In fact, you may be surprised that “scalp” is:

  • Skin

  • Connective tissue

  • Aponeurosis

  • Loose connective tissue

  • Periosteum (thin layer over bone)


For years, most discussions about androgenetic alopecia focused almost entirely on shrinking hair follicles.

But researchers are increasingly exploring whether wider scalp changes may also matter, including:

  • tissue changes

  • fibrosis (stiffening)

  • vascular changes (blood vessels)

  • inflammation

  • scalp biomechanics

  • scalp microbiome

Ultra high-frequency ultrasound may allow some of these differences to be visualised non-surgically in real time.


The scalp is not anatomically identical everywhere

One thing that becomes obvious during ultrasound assessment is that the scalp is not uniform.

Different scalp regions naturally vary in:

  • thickness

  • tissue density

  • mobility

  • vascularity

  • follicle depth

For example, the scalp at the temples is different in nature from the scalp at the crown or occipital region.

This is normal anatomy.

But it may also have implications for how we understand hair loss and how certain treatments are planned.


Why I use ultrasound in alopecia assessment

I use ultra high-frequency scalp ultrasound because I believe it may provide additional anatomical information beyond visual examination alone.


Depending on the situation, ultrasound may help assess:

  • scalp tissue thickness

  • follicle depth

  • vascular structures

  • variation between scalp regions

  • procedural planning for regenerative treatments


At Growth Factor Hair Clinic we use the Clarius L20 ultrasound. A small amount of ultrasound gel is applied to your scalp, then the ultrasound device held gently over it for a number of sites on your scalp. I do this quickly and save your images into your digital clinical record for later viewing and assessment.

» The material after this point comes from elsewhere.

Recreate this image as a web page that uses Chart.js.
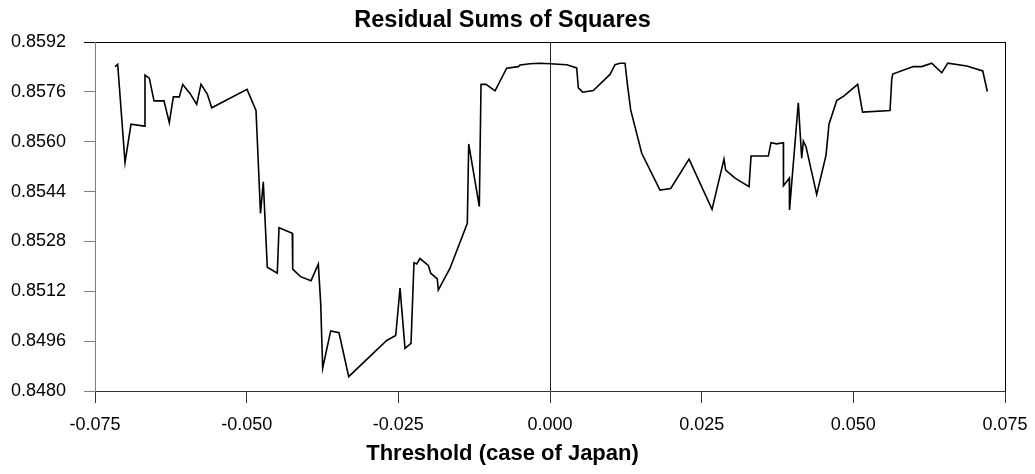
<!DOCTYPE html>
<html>
<head>
<meta charset="utf-8">
<script src="https://cdn.jsdelivr.net/npm/chart.js@4/dist/chart.umd.min.js"></script>
<style>
  html, body { margin: 0; padding: 0; background: #fff; }
</style>
</head>
<body>
<canvas id="rss" width="1035" height="474"></canvas>
<script>
// threshold values (x) and residual sums of squares (y)
var thresholds = [
  -0.0717, -0.07126, -0.07005, -0.06907, -0.06687, -0.06676, -0.06605, -0.06527, -0.06363, -0.06275,
  -0.06209, -0.0611, -0.06054, -0.05934, -0.05824, -0.05753, -0.05649, -0.05576, -0.04994, -0.04846,
  -0.04772, -0.04726, -0.0466, -0.04495, -0.04467, -0.04248, -0.04241, -0.04113, -0.03939, -0.03819,
  -0.0378, -0.03747, -0.03615, -0.03478, -0.03318, -0.02692, -0.02543, -0.02472, -0.0239, -0.02291,
  -0.02242, -0.02197, -0.02143, -0.02006, -0.01966, -0.01858, -0.01841, -0.01648, -0.01363, -0.0134,
  -0.01165, -0.01137, -0.01055, -0.00906, -0.00714, -0.00522, -0.00494, -0.0033, -0.00165, 0.0,
  0.00276, 0.0044, 0.00467, 0.00539, 0.00714, 0.00989, 0.01072, 0.01154, 0.01237, 0.01274,
  0.0133, 0.01512, 0.01813, 0.0199, 0.02292, 0.02671, 0.02868, 0.02896, 0.0305, 0.03281,
  0.03314, 0.03599, 0.03643, 0.03737, 0.03846, 0.03849, 0.03945, 0.03948, 0.04093, 0.04149,
  0.04176, 0.0422, 0.04396, 0.0455, 0.04599, 0.04726, 0.04847, 0.05072, 0.05152, 0.05605,
  0.05633, 0.05649, 0.05989, 0.06127, 0.06292, 0.06457, 0.06556, 0.06869, 0.07133, 0.07209
];
var rss = [
  0.85841, 0.85848, 0.85533, 0.85656, 0.8565, 0.85814, 0.85804, 0.85731, 0.85731, 0.85661,
  0.85744, 0.85744, 0.85784, 0.85755, 0.8572, 0.85784, 0.85753, 0.85709, 0.85768, 0.857,
  0.8537, 0.85471, 0.85197, 0.85178, 0.85324, 0.85306, 0.85191, 0.85167, 0.85154, 0.85207,
  0.85082, 0.84873, 0.84993, 0.84987, 0.84846, 0.84962, 0.84978, 0.8513, 0.84937, 0.84953,
  0.85212, 0.85208, 0.85225, 0.85203, 0.85178, 0.8516, 0.85124, 0.85194, 0.85338, 0.85593,
  0.85392, 0.85784, 0.85784, 0.85763, 0.85836, 0.85841, 0.85846, 0.8585, 0.85852, 0.8585,
  0.85847, 0.85837, 0.85773, 0.85759, 0.85764, 0.85816, 0.85847, 0.85852, 0.85852, 0.85787,
  0.85702, 0.85563, 0.85445, 0.8545, 0.85544, 0.85383, 0.85544, 0.85509, 0.85483, 0.85456,
  0.85554, 0.85554, 0.85597, 0.85593, 0.85597, 0.85459, 0.85483, 0.85381, 0.85725, 0.85547,
  0.85602, 0.85584, 0.85431, 0.85557, 0.85656, 0.85732, 0.85747, 0.85784, 0.85695, 0.857,
  0.858, 0.85817, 0.85841, 0.85841, 0.85852, 0.85821, 0.85852, 0.85843, 0.85827, 0.85761
];

var xMin = -0.075, xMax = 0.075, xStep = 0.025;
var yMin = 0.8480, yMax = 0.8592, yStep = 0.0016;

var points = thresholds.map(function (t, i) { return { x: t, y: rss[i] }; });

var font = "'Liberation Sans', Arial, sans-serif";

function near(a, b) { return Math.abs(a - b) < 1e-9; }

new Chart(document.getElementById('rss').getContext('2d'), {
  type: 'scatter',
  data: {
    datasets: [{
      data: points,
      showLine: true,
      borderColor: '#000',
      borderWidth: 1.6,
      pointRadius: 0,
      tension: 0,
      fill: false
    }]
  },
  options: {
    responsive: false,
    animation: false,
    devicePixelRatio: 1,
    layout: { padding: { left: 0, right: 30, top: 0, bottom: 0 } },
    plugins: {
      legend: { display: false },
      tooltip: { enabled: false },
      title: {
        display: true,
        text: 'Residual Sums of Squares',
        color: '#000',
        font: { family: font, size: 23.5, weight: 'bold' },
        padding: { top: 6, bottom: 7.8 }
      },
      subtitle: {
        display: true,
        position: 'bottom',
        text: 'Threshold (case of Japan)',
        color: '#000',
        font: { family: font, size: 22, weight: 'bold' },
        padding: { top: 5.2, bottom: 6.8 }
      }
    },
    scales: {
      x: {
        type: 'linear',
        min: xMin,
        max: xMax,
        afterFit: function (s) { s.height = 44.6; s.paddingLeft = 0; s.paddingRight = 0; },
        border: { display: true, color: '#333', width: 1 },
        grid: {
          drawOnChartArea: true,
          drawTicks: true,
          tickLength: 12,
          lineWidth: 1,
          color: function (c) {
            if (!c.tick) return 'rgba(0,0,0,0)';
            if (near(c.tick.value, 0)) return '#222';
            if (near(c.tick.value, xMax)) return '#000';
            return 'rgba(0,0,0,0)';
          },
          tickColor: '#333'
        },
        ticks: {
          stepSize: xStep,
          padding: 11,
          color: '#000',
          font: { family: font, size: 18 },
          maxRotation: 0,
          callback: function (v) { return (near(v, 0) ? 0 : v).toFixed(3); }
        }
      },
      y: {
        type: 'linear',
        min: yMin,
        max: yMax,
        afterFit: function (s) { s.width = 95; },
        border: { display: true, color: '#808080', width: 1 },
        grid: {
          drawOnChartArea: true,
          drawTicks: true,
          tickLength: 11,
          lineWidth: 1,
          color: function (c) {
            if (c.tick && near(c.tick.value, yMax)) return '#000';
            return 'rgba(0,0,0,0)';
          },
          tickColor: function (c) {
            if (c.tick && near(c.tick.value, yMax)) return '#000';
            return '#808080';
          }
        },
        ticks: {
          stepSize: yStep,
          padding: 18,
          color: '#000',
          font: { family: font, size: 18 },
          callback: function (v) { return v.toFixed(4); }
        }
      }
    }
  }
});
</script>
</body>
</html>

I have almost twenty years experience using ultrasound, which I rely on to interpret your images.


Ultrasound and PRP treatment planning

One area where I find scalp ultrasound particularly useful is for platelet-rich plasma (PRP) treatment planning.

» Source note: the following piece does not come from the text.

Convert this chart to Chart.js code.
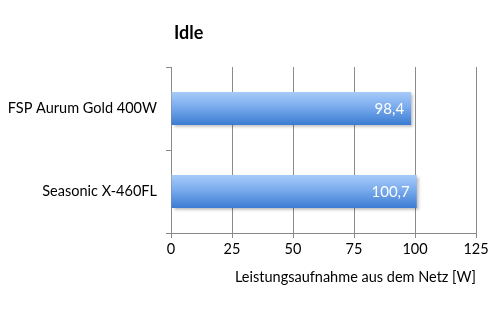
<!DOCTYPE html>
<html>
<head>
<meta charset="utf-8">
<script src="https://cdn.jsdelivr.net/npm/chart.js@4/dist/chart.umd.min.js"></script>
<style>
  html, body { margin: 0; padding: 0; background: #fff; }
  #wrap { width: 500px; height: 320px; }
</style>
</head>
<body>
<div id="wrap"><canvas id="chart" width="500" height="320"></canvas></div>
<script>
// Daten
const labels = ["FSP Aurum Gold 400W", "Seasonic X-460FL"];
const values = [98.4, 100.7];
const xTicks = [0, 25, 50, 75, 100, 125];
const chartTitle = "Idle";
const axisTitle = "Leistungsaufnahme aus dem Netz [W]";

const fontFam = "Lato, 'Open Sans', sans-serif";
const gridColor = "#8a8a8a";

// Verlauf pro Balken (hell oben, dunkel unten)
function barGradient(context) {
  const chart = context.chart;
  const yScale = chart.scales.y;
  if (!chart.chartArea || !yScale) return "#6a9ee6";
  const c = yScale.getPixelForValue(context.dataIndex);
  const h = (yScale.height / labels.length) * 0.4;
  const g = chart.ctx.createLinearGradient(0, c - h / 2, 0, c + h / 2);
  g.addColorStop(0, "#a8cbf9");
  g.addColorStop(0.45, "#7aabed");
  g.addColorStop(1, "#3b7bd2");
  return g;
}

// Titel + Werte in den Balken
const extras = {
  id: "extras",
  beforeDatasetDraw(chart) {
    const ctx = chart.ctx;
    ctx.save();
    ctx.shadowColor = "rgba(0,0,0,0.3)";
    ctx.shadowBlur = 3;
    ctx.shadowOffsetX = 2;
    ctx.shadowOffsetY = 2;
  },
  afterDatasetDraw(chart) {
    chart.ctx.restore();
  },
  afterDraw(chart) {
    const ctx = chart.ctx;
    ctx.save();
    ctx.fillStyle = "#000";
    ctx.font = "bold 18px " + fontFam;
    ctx.textBaseline = "middle";
    ctx.textAlign = "left";
    ctx.fillText(chartTitle, chart.chartArea.left + 3, 33);

    ctx.font = "15px " + fontFam;
    ctx.fillStyle = "#fff";
    ctx.textAlign = "right";
    chart.getDatasetMeta(0).data.forEach((bar, i) => {
      const txt = values[i].toFixed(1).replace(".", ",");
      ctx.fillText(txt, bar.x - 7, bar.y + 1);
    });
    ctx.restore();
  }
};

new Chart(document.getElementById("chart"), {
  type: "bar",
  data: {
    labels: labels,
    datasets: [{
      data: values,
      backgroundColor: barGradient,
      borderWidth: 0,
      categoryPercentage: 1,
      barPercentage: 0.4
    }]
  },
  options: {
    indexAxis: "y",
    responsive: false,
    animation: false,
    layout: { padding: { top: 67, right: 24, bottom: 0, left: 0 } },
    plugins: {
      legend: { display: false },
      tooltip: { enabled: false },
      title: { display: false }
    },
    scales: {
      x: {
        min: 0,
        max: 125,
        afterBuildTicks(scale) { scale.ticks = xTicks.map(v => ({ value: v })); },
        afterFit(scale) { scale.height = 87; },
        grid: { color: gridColor, tickLength: 5, lineWidth: 1 },
        border: { color: gridColor },
        ticks: { color: "#000", font: { family: fontFam, size: 14.5 }, padding: 3 },
        title: {
          display: true,
          text: axisTitle,
          align: "end",
          color: "#000",
          font: { family: fontFam, size: 14.5 },
          padding: { top: 0, bottom: 34 }
        }
      },
      y: {
        afterFit(scale) { scale.width = 171; },
        grid: { drawOnChartArea: false, color: gridColor, tickLength: 5, offset: true },
        border: { color: gridColor },
        ticks: { color: "#000", font: { family: fontFam, size: 14.5 }, padding: 9 }
      }
    }
  },
  plugins: [extras]
});
</script>
</body>
</html>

In clinical practice, ideal injection depth of PRP varies

  • between patients

  • between scalp regions

  • or between different hair-loss patterns


Ultrasound helps me visualise scalp anatomy and tissue depth during assessment and procedural planning.


This does not mean ultrasound-guided PRP scalp treatment has been proven superior to PRP treatment without ultrasound in clinical trials.

That evidence does not yet exist to my knowledge - maybe I will perform a study on this in the future.

But I believe hair-loss medicine may increasingly move toward more anatomy-guided and personalised approaches over time.


What does the research say?

Research into scalp ultrasound is still evolving.

Recent studies have shown measurable structural differences in the scalps of people with androgenetic alopecia compared with people without hair loss, including differences in:

  • scalp thickness

  • follicle structure

  • tissue beneath the scalp

  • blood-flow signals


Researchers are increasingly exploring how imaging technologies may help improve understanding of hair-loss biology.

However, this remains an emerging field.


Important limitations

Ultra high-frequency scalp ultrasound is still relatively new within hair-loss medicine.

There are important limitations:

  • research is still developing

  • imaging interpretation requires training and experience - this has a massive impact - ultrasound interpretation skills take many years and even decades to develop fully

  • not all clinics use the same equipment


Ultrasound should be viewed as one tool within a broader clinical assessment — not a standalone answer.


The future of hair-loss medicine?

I believe imaging technologies such as ultra high-frequency ultrasound may become increasingly important in alopecia medicine over the next decade.

Not because ultrasound cures hair loss - it doesn’t.

But because it may help clinicians and researchers better understand:

  • scalp biology

  • tissue structure

  • follicle environments

  • anatomical variation

  • regenerative treatment planning


Hair-loss medicine is gradually moving beyond simply looking at the hairs themselves.

Increasingly, researchers are starting to study the scalp beneath them too.